Take the lines from the head of the listing through the one bearing "const y_ticks = [-0.4, -0.2, 0, 0.2, 0.4, 0.6];" and copy them exactly, leaving every picture out.

→ **Raw data**:
BEGIN

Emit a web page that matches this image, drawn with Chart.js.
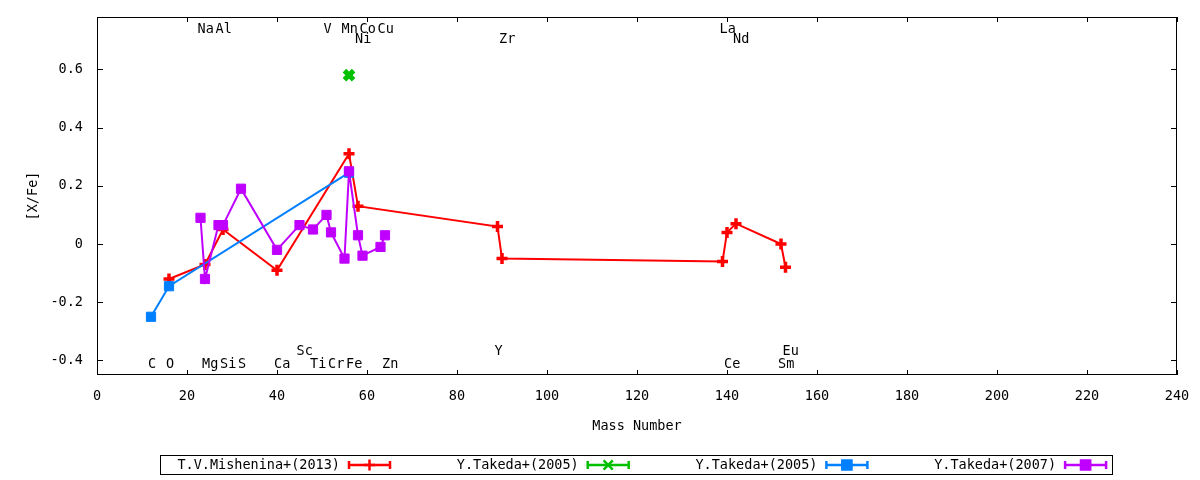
<!DOCTYPE html>
<html>
<head>
<meta charset="utf-8">
<script src="https://cdn.jsdelivr.net/npm/chart.js@4.4.1/dist/chart.umd.min.js"></script>
<style>
  html, body { margin: 0; padding: 0; background: #fff; }
</style>
</head>
<body>
<canvas id="abundancias" width="1200" height="480"></canvas>
<script>
// [X/Fe] por numero masico, una pareja de listas por trabajo
const mishenina13_masa = [16, 24, 28, 40, 56, 58, 89, 90, 139, 140, 142, 152, 153];
const mishenina13_xfe  = [-0.12, -0.07, 0.05, -0.09, 0.31, 0.13, 0.06, -0.05, -0.06, 0.04, 0.07, 0.00, -0.08];

const takeda05a_masa = [56];
const takeda05a_xfe  = [0.58];

const takeda05b_masa = [12, 16, 56];
const takeda05b_xfe  = [-0.25, -0.145, 0.245];

const takeda07_masa = [23, 24, 27, 28, 32, 40, 45, 48, 51, 52, 55, 56, 58, 59, 63, 64];
const takeda07_xfe  = [0.09, -0.12, 0.065, 0.065, 0.19, -0.02, 0.065, 0.05, 0.10, 0.04, -0.05, 0.25, 0.03, -0.04, -0.01, 0.03];

const x_ticks = [0, 20, 40, 60, 80, 100, 120, 140, 160, 180, 200, 220, 240];
const y_ticks = [-0.4, -0.2, 0, 0.2, 0.4, 0.6];

// nombres de elementos, arriba y abajo del grafico
const arriba1 = ['Na', 'Al', 'V', 'Mn', 'Co', 'Cu', 'La'];
const arriba1_masa = [23, 27, 51, 55, 59, 63, 139];
const arriba2 = ['Ni', 'Zr', 'Nd'];
const arriba2_masa = [58, 90, 142];
const abajo1 = ['C', 'O', 'Mg', 'Si', 'S', 'Ca', 'Ti', 'Cr', 'Fe', 'Zn', 'Ce', 'Sm'];
const abajo1_masa = [12, 16, 24, 28, 32, 40, 48, 52, 56, 64, 140, 152];
const abajo2 = ['Sc', 'Y', 'Eu'];
const abajo2_masa = [45, 89, 153];

const fuente = "'DejaVu Sans Mono', monospace";
const font13 = { family: fuente, size: 13.5 };

function puntos(masas, valores) {
    var out = [];
    for (var i = 0; i < masas.length; i++) {
        out.push({ x: masas[i], y: valores[i] });
    }
    return out;
}

// marco, ticks hacia dentro, etiquetas de elementos y leyenda estilo gnuplot
const marco = {
    id: 'marco',
    afterDraw(chart) {
        const c = chart.ctx;
        const a = chart.chartArea;
        const sx = chart.scales.x, sy = chart.scales.y;
        c.save();
        c.strokeStyle = '#000';
        c.lineWidth = 1;
        c.strokeRect(a.left + 0.5, a.top + 0.5, a.right - a.left - 1, a.bottom - a.top - 1);
        c.beginPath();
        sx.ticks.forEach(function(t) {
            var px = Math.round(sx.getPixelForValue(t.value)) + 0.5;
            c.moveTo(px, a.bottom); c.lineTo(px, a.bottom - 5);
            c.moveTo(px, a.top); c.lineTo(px, a.top + 5);
        });
        sy.ticks.forEach(function(t) {
            var py = Math.round(sy.getPixelForValue(t.value)) + 0.5;
            c.moveTo(a.left, py); c.lineTo(a.left + 6, py);
            c.moveTo(a.right, py); c.lineTo(a.right - 6, py);
        });
        c.stroke();

        c.fillStyle = '#000';
        c.font = "13.5px " + fuente;
        c.textAlign = 'left';
        c.textBaseline = 'alphabetic';
        function fila(nombres, masas, y) {
            for (var i = 0; i < nombres.length; i++) {
                c.fillText(nombres[i], sx.getPixelForValue(masas[i]) - 3, y);
            }
        }
        fila(arriba1, arriba1_masa, a.top + 16);
        fila(arriba2, arriba2_masa, a.top + 26);
        fila(abajo1, abajo1_masa, a.bottom - 7);
        fila(abajo2, abajo2_masa, a.bottom - 20);

        // leyenda
        c.strokeStyle = '#000';
        c.lineWidth = 1;
        c.strokeRect(160.5, 455.5, 952, 19);
        const ly = 465;
        chart.data.datasets.forEach(function(ds, i) {
            var fin = 340 + i * 238.7;
            c.fillStyle = '#000';
            c.textAlign = 'right';
            c.textBaseline = 'middle';
            c.fillText(ds.label, fin, ly);
            var x0 = fin + 8, x1 = fin + 51;
            c.strokeStyle = ds.borderColor;
            c.lineWidth = 2.5;
            c.beginPath();
            c.moveTo(x0, ly); c.lineTo(x1, ly);
            c.moveTo(x0 + 1, ly - 4); c.lineTo(x0 + 1, ly + 4);
            c.moveTo(x1 - 1, ly - 4); c.lineTo(x1 - 1, ly + 4);
            c.stroke();
            c.fillStyle = ds.pointBackgroundColor;
            Chart.helpers.drawPoint(c, {
                pointStyle: ds.pointStyle,
                radius: ds.pointRadius,
                rotation: 0,
                borderWidth: ds.pointBorderWidth
            }, (x0 + x1) / 2, ly);
        });
        c.restore();
    }
};

new Chart(document.getElementById('abundancias'), {
    type: 'scatter',
    data: {
        datasets: [{
            label: 'T.V.Mishenina+(2013)',
            data: puntos(mishenina13_masa, mishenina13_xfe),
            showLine: true,
            borderColor: '#ff0000',
            backgroundColor: '#ff0000',
            borderWidth: 2,
            pointStyle: 'cross',
            pointRadius: 5.5,
            pointBorderWidth: 3.5,
            pointBorderColor: '#ff0000',
            pointBackgroundColor: '#ff0000',
            order: 4
        }, {
            label: 'Y.Takeda+(2005)',
            data: puntos(takeda05a_masa, takeda05a_xfe),
            showLine: false,
            borderColor: '#00c000',
            backgroundColor: '#00c000',
            borderWidth: 2,
            pointStyle: 'crossRot',
            pointRadius: 6.5,
            pointBorderWidth: 5,
            pointBorderColor: '#00c000',
            pointBackgroundColor: '#00c000',
            order: 3
        }, {
            label: 'Y.Takeda+(2005)',
            data: puntos(takeda05b_masa, takeda05b_xfe),
            showLine: true,
            borderColor: '#0080ff',
            backgroundColor: '#0080ff',
            borderWidth: 2,
            pointStyle: 'rect',
            pointRadius: 6.5,
            pointBorderWidth: 1,
            pointBorderColor: '#0080ff',
            pointBackgroundColor: '#0080ff',
            order: 2
        }, {
            label: 'Y.Takeda+(2007)',
            data: puntos(takeda07_masa, takeda07_xfe),
            showLine: true,
            borderColor: '#c000ff',
            backgroundColor: '#c000ff',
            borderWidth: 2,
            pointStyle: 'rect',
            pointRadius: 6.5,
            pointBorderWidth: 1,
            pointBorderColor: '#c000ff',
            pointBackgroundColor: '#c000ff',
            order: 1
        }]
    },
    options: {
        responsive: false,
        animation: false,
        devicePixelRatio: 1,
        layout: { padding: { top: 17, right: 23, left: 0, bottom: 0 } },
        plugins: {
            legend: { display: false },
            tooltip: { enabled: false }
        },
        scales: {
            x: {
                type: 'linear',
                min: 0,
                max: 240,
                afterBuildTicks: function(s) { s.ticks = x_ticks.map(function(v) { return { value: v }; }); },
                afterFit: function(s) { s.height = 105; s.paddingLeft = 0; s.paddingRight = 0; },
                grid: { display: false, drawTicks: false },
                border: { display: false },
                ticks: { font: font13, color: '#000', padding: 13, maxRotation: 0, autoSkip: false,
                         callback: function(v) { return String(v); } },
                title: { display: true, text: 'Mass Number', font: font13, color: '#000', padding: { top: 0, bottom: 45 } }
            },
            y: {
                type: 'linear',
                min: -0.45,
                max: 0.78,
                afterBuildTicks: function(s) { s.ticks = y_ticks.map(function(v) { return { value: v }; }); },
                afterFit: function(s) { s.width = 97; s.paddingTop = 0; s.paddingBottom = 0; },
                grid: { display: false, drawTicks: false },
                border: { display: false },
                ticks: { font: font13, color: '#000', padding: 14, autoSkip: false,
                         callback: function(v) { return String(v); } },
                title: { display: true, text: '[X/Fe]', font: font13, color: '#000', padding: { top: 25, bottom: 0 } }
            }
        }
    },
    plugins: [marco]
});
</script>
</body>
</html>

END

→ **Result of the task**:
Emit a web page that matches this image, drawn with Chart.js.
<!DOCTYPE html>
<html>
<head>
<meta charset="utf-8">
<script src="https://cdn.jsdelivr.net/npm/chart.js@4.4.1/dist/chart.umd.min.js"></script>
<style>
  html, body { margin: 0; padding: 0; background: #fff; }
</style>
</head>
<body>
<canvas id="abundancias" width="1200" height="480"></canvas>
<script>
// [X/Fe] por numero masico, una pareja de listas por trabajo
const mishenina13_masa = [16, 24, 28, 40, 56, 58, 89, 90, 139, 140, 142, 152, 153];
const mishenina13_xfe  = [-0.12, -0.07, 0.05, -0.09, 0.31, 0.13, 0.06, -0.05, -0.06, 0.04, 0.07, 0.00, -0.08];

const takeda05a_masa = [56];
const takeda05a_xfe  = [0.58];

const takeda05b_masa = [12, 16, 56];
const takeda05b_xfe  = [-0.25, -0.145, 0.245];

const takeda07_masa = [23, 24, 27, 28, 32, 40, 45, 48, 51, 52, 55, 56, 58, 59, 63, 64];
const takeda07_xfe  = [0.09, -0.12, 0.065, 0.065, 0.19, -0.02, 0.065, 0.05, 0.10, 0.04, -0.05, 0.25, 0.03, -0.04, -0.01, 0.03];

const x_ticks = [0, 20, 40, 60, 80, 100, 120, 140, 160, 180, 200, 220, 240];
const y_ticks = [-0.4, -0.2, 0, 0.2, 0.4, 0.6];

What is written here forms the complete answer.